Ephesians 6:17 and take the helmet of salvation, and the sword of the Spirit, which is the word of God,
Blessings upon blessings,
Brian
Let those who take amusement at the church of Rome enjoy their laugh. They will laugh last as the Church honors the material remains of a saint of profound reason, deeply blessed faith, heavenly inspiration, and unearthly industry, skulls and its contents could greatly benefit. They will also laugh last as Jesus the Christ honors in heaven what the Church honors on Earth, as He holds bound what His Catholic Church holds bound. He is her Head. What body part does Protestantism hold with which to amuse, enjoy and believe itself blessed by that part?
Dear Meiron:
Thank you for responding and offering your perspective. You have said a great deal in a few sentences. Allow me to attempt to reply to you.
We agree on the excellence of Aquinas. We celebrate his faith, words and work. How could we laugh at such a godly legacy? Praise God for such a man.
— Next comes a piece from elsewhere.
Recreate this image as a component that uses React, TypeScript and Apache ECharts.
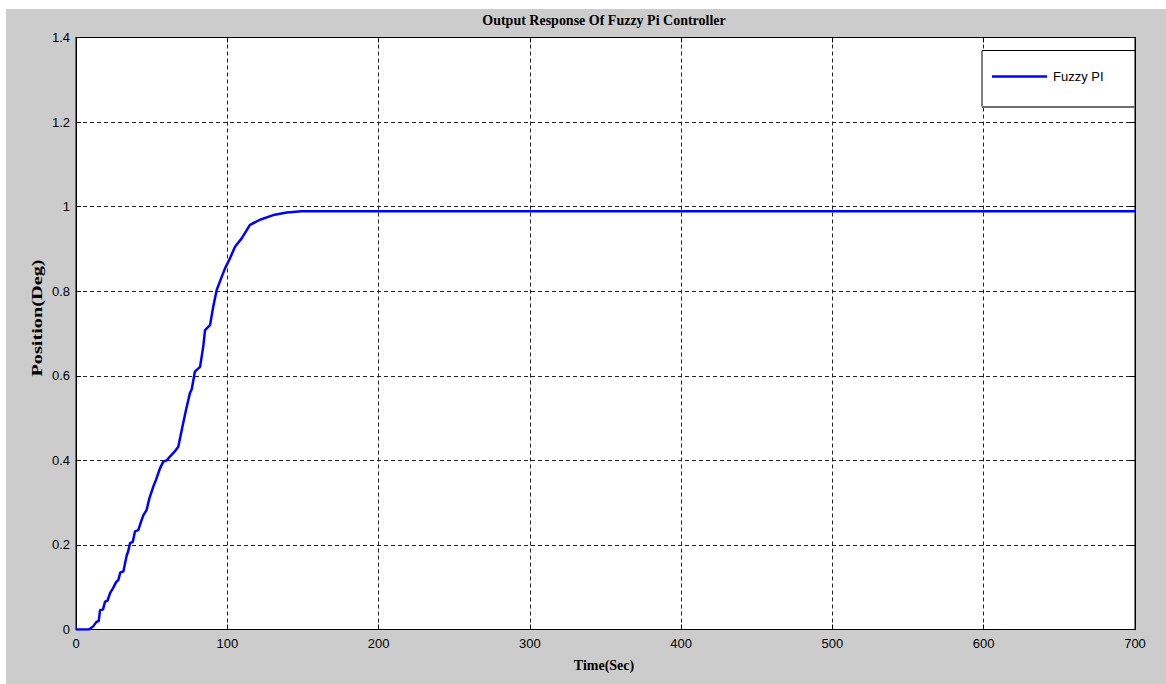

If we discuss godly matters, our framework should be the guidance of God.
1 Peter 3:15 But in your hearts honour Christ the Lord as holy, always being prepared to make a defence to anyone who asks you for a reason for the hope that is in you; yet do it with gentleness and respect,
You point to: Matthew 16:19 I will give you the keys of the kingdom of heaven, and whatever you bind on earth shall be bound in heaven, and whatever you loose on earth shall be loosed in heaven.”
We ask ourselves is there a restraining mechanism that all believers in Christ should adhere to?
Revelation 22:18 I warn everyone who hears the words of the prophecy of this book: if anyone adds to them, God will add to him the plagues described in this book,
Peter is liberated by the word of God and constrained by eternal precepts ordained by God, as well.
Malachi 1:6 “A son honours his father, and a servant his master. If then I am a father, where is my honour? And if I am a master, where is my fear? says the Lord of hosts to you, O priests, who despise my name. But you say, ‘How have we despised your name?’
Isaiah 29:13 And the Lord said: “Because this people draw near with their mouth and honour me with their lips, while their hearts are far from me, and their fear of me is a commandment taught by men,
Though I stand to be corrected, Catholics and Protestants celebrate the resurrected and holy body, plus spirit of Jesus Christ the righteous.